The New York Giants comfortable handling of the 49ers on the road in San Francisco, was one of the major upsets of Week 6. The key to Big Blue's comprehensive 26-3 triumph, was a smothering defensive performance.
The 49ers entered the game having scored 79 points in their last two contests, but that didn't stop the G-men from dominating thanks to scheme and athleticism. Here are the three ways the Giants' defense shut down the 49ers.
They Attacked the 49ers' Vaunted Running Game
San Francisco's success is determined by their power running game, which often overwhelms opponents. The Giants chose to attack the run, rather than adopting a read-and-react approach.
The first key was using speed to gain quick penetration and disrupt runs at their source in the backfield. To do this Giants' defensive coordinator Perry Fewell regularly had defensive end Jason Pierre-Paul slide inside to tackle.
Pierre-Paul's length and speed allowed him to quickly split the gaps along the interior of the 49ers' offensive line. The ploy destroyed many of the power runs San Francisco's offense favours.
The 49ers like to pull their guards and have them act as lead blockers for running back Frank Gore on the edge.
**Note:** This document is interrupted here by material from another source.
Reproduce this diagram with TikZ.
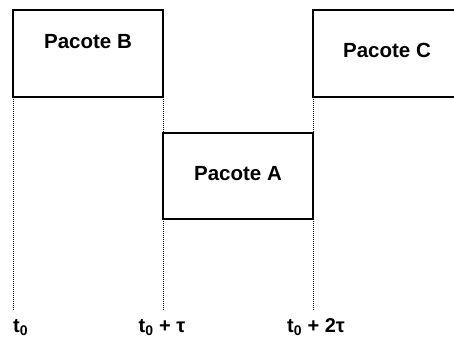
\documentclass[tikz,border=0pt]{standalone}
\usepackage{fontspec}
\setmainfont{Liberation Sans}
\usetikzlibrary{positioning, calc}

\begin{document}
\begin{tikzpicture}[
    x=1pt, y=1pt,
    pkt/.style={
        draw=black, line width=1.5pt, outer sep=0pt,
        minimum width=150pt, minimum height=87pt
    },
    pkttext/.style={font=\fontsize{20.5}{24}\selectfont\bfseries, anchor=base, inner sep=0pt},
    timeline/.style={densely dotted, line width=1pt},
    timelabel/.style={font=\fontsize{20}{24}\selectfont\bfseries, anchor=base, inner sep=0pt}
]
\useasboundingbox (0,0) rectangle (454,338);
\clip (0,0) rectangle (454,338);

% Packets: B in the first slot, A one slot later and lower, C after A
\node[pkt] (pktB) at (88,284.5) {};
\node[pkt, anchor=north west, minimum height=86pt] (pktA) at ($(pktB.south east)+(0,-36)$) {};
\node[pkt, anchor=south west] (pktC) at ($(pktA.north east)+(0,36)$) {};

% Packet names
\node[pkttext] (nameB) at ($(pktB.north)+(0,-39)$) {Pacote B};
\node[pkttext] (nameA) at ($(pktA.north)+(0,-47)$) {Pacote A};
\node[pkttext] (nameC) at ($(pktC.north)+(-1,-48)$) {Pacote C};

% Time marks
\coordinate (mark0) at ($(pktB.south west)+(0,-213)$);
\coordinate (mark1) at ($(pktB.south east)+(0,-213)$);
\coordinate (mark2) at ($(pktC.south west)+(0,-213)$);

\draw[timeline] (pktB.south west) -- (mark0);
\draw[timeline] (pktB.south east) -- (mark1);
\draw[timeline] (pktC.south west) -- (mark2);

\node[timelabel, anchor=base west] (lbl0) at ($(mark0)+(0,-22)$) {t\textsubscript{0}};
\node[timelabel] (lbl1) at ($(mark1)+(-1,-22)$) {t\textsubscript{0} + τ};
\node[timelabel] (lbl2) at ($(mark2)+(3,-22)$) {t\textsubscript{0} + 2τ};

\end{tikzpicture}
\end{document}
Pierre-Paul's speed took him quickly through the spaces vacated by pulling linemen and allowed him to chase down plays from behind.
Another smart move from Fewell was to match up with the 49ers' run-heavy personnel sets. One of San Francisco's most devastating run fronts involves two tight ends and one wide receiver and an extra offensive lineman, who acts as a fullback for Gore.
Fewell's answer was simply to introduce a fourth linebacker to the mix, giving his defense a heavy eight-man front. This kept Gore to minimal gains out of this usually prolific personnel grouping.
Right from the start of the game, the Giants showed a willingness to blitz the 49er's run with their linebackers. This slowed Gore's initial movement and confused the blocking schemes in front of him.
Without the run, the 49ers were forced out of their comfort zone and quarterback Alex Smith was put in the unfamiliar position of having to win the game through the air.
Different Defensive Line Combinations Put Smith Under Constant Pressure
Smith's task was made even harder by the different combinations of defensive linemen and alignments the Giants used to create pressure. One of their most effective fronts had Pierre-Paul and Osi Umenyiora deployed as wide ends with hybrid rush linebacker Mathias Kiwanuka lined up inside at defensive tackle.
The fourth linemen, Justin Tuck, acted as a roving, stand-up rusher, free to choose any blitz lane. It was similar to the scheme Big Blue used to harass Aaron Rodgers and the Green Bay Packers in last season's NFC Divisional playoff upset.
Once again this rush front worked to perfection and was chiefly responsible for New York's six sacks. Smith was rarely afforded a clean pocket, or the opportunity to release a pass unmolested.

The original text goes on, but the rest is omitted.